• **Data provided**:
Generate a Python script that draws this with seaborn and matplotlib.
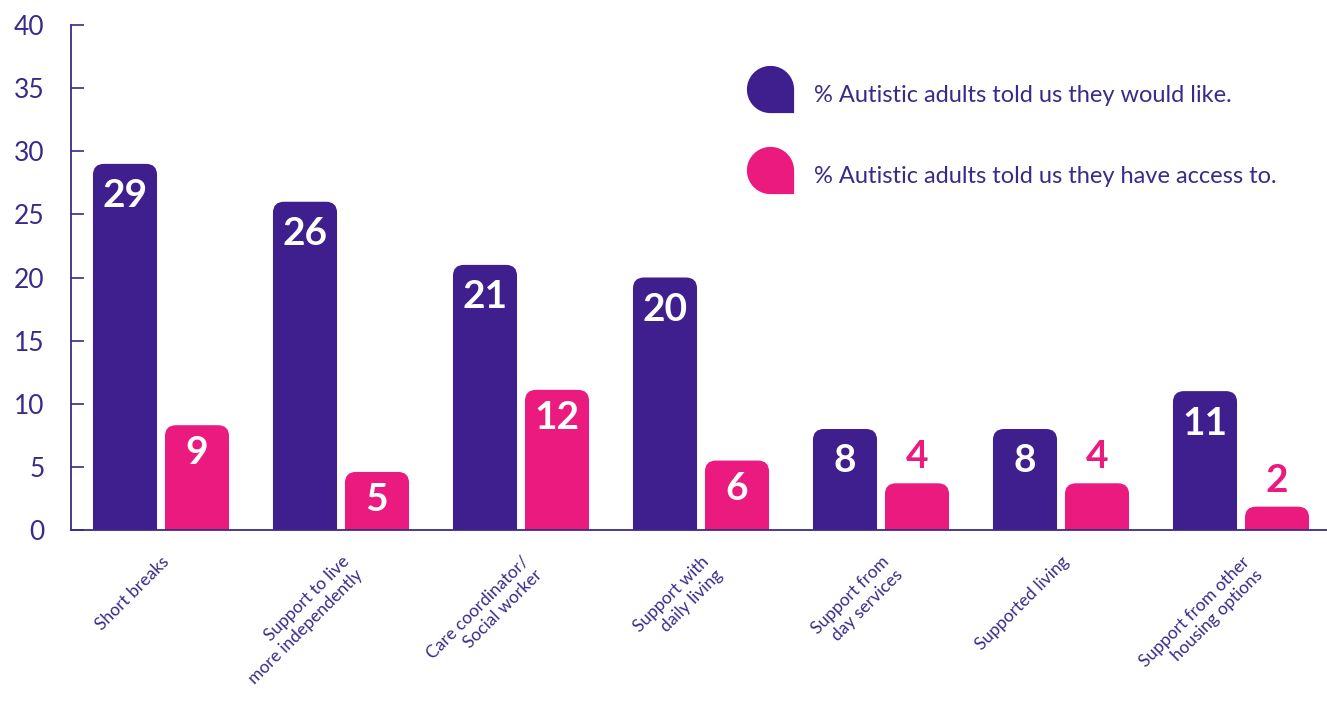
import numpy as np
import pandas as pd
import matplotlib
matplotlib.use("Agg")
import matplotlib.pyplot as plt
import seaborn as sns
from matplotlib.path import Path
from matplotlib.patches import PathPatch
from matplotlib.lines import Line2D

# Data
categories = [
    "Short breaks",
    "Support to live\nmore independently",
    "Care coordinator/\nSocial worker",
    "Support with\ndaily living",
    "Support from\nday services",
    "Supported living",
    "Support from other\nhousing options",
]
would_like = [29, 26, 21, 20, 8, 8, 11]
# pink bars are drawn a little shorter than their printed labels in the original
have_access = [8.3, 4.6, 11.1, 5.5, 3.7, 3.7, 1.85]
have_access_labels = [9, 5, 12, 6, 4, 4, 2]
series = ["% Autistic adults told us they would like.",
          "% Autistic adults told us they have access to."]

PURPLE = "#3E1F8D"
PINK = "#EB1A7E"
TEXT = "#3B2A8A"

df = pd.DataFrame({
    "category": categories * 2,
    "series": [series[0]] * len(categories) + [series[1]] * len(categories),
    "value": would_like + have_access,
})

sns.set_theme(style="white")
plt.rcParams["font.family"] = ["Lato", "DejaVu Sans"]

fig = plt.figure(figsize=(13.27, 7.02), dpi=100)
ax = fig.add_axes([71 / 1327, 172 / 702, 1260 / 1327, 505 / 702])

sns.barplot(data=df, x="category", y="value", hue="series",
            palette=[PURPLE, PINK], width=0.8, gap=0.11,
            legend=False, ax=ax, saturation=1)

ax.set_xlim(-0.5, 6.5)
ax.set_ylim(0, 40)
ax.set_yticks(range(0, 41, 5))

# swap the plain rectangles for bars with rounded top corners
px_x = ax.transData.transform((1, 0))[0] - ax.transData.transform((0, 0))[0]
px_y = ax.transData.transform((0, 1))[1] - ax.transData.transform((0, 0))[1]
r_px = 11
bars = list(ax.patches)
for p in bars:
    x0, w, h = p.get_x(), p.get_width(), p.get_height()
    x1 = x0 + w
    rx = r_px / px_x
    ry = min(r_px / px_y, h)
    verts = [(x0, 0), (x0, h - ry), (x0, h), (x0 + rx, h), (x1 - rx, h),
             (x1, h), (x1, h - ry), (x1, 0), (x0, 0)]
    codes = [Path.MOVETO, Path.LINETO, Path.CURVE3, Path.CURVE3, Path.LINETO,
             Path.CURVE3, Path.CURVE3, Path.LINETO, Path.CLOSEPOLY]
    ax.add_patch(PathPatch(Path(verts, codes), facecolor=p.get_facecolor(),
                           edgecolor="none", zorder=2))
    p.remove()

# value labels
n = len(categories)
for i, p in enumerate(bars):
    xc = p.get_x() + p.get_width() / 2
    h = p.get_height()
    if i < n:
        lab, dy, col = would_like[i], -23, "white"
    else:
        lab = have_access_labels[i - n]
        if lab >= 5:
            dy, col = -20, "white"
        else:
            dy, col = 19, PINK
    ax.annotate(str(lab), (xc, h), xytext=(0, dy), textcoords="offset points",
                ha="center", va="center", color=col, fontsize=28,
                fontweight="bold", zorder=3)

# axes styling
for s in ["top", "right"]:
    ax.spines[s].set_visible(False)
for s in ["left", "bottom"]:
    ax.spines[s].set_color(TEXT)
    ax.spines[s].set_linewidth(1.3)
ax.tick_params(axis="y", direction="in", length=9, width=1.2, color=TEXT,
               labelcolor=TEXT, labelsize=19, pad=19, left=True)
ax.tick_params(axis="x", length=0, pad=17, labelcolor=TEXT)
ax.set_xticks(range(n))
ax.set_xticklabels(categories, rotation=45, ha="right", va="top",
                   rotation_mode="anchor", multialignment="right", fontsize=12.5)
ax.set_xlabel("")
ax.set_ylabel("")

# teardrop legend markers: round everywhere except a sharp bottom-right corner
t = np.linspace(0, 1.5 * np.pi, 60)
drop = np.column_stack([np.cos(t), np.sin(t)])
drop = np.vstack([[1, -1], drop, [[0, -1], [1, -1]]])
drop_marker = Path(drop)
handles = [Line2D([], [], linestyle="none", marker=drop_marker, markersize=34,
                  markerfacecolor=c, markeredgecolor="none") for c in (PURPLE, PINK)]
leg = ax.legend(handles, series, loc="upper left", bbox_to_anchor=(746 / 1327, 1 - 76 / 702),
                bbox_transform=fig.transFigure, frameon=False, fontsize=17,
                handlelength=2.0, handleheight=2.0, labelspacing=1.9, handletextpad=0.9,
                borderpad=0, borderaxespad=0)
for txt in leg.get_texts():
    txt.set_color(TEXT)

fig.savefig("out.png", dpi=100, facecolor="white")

• **Task prompt**:
Restate each line from the start of the listing through the line bearing "from matplotlib.lines import Line2D" word for word. Drop the pictures.

• **Reply to the exercise**:
Generate a Python script that draws this with seaborn and matplotlib.
import numpy as np
import pandas as pd
import matplotlib
matplotlib.use("Agg")
import matplotlib.pyplot as plt
import seaborn as sns
from matplotlib.path import Path
from matplotlib.patches import PathPatch
from matplotlib.lines import Line2D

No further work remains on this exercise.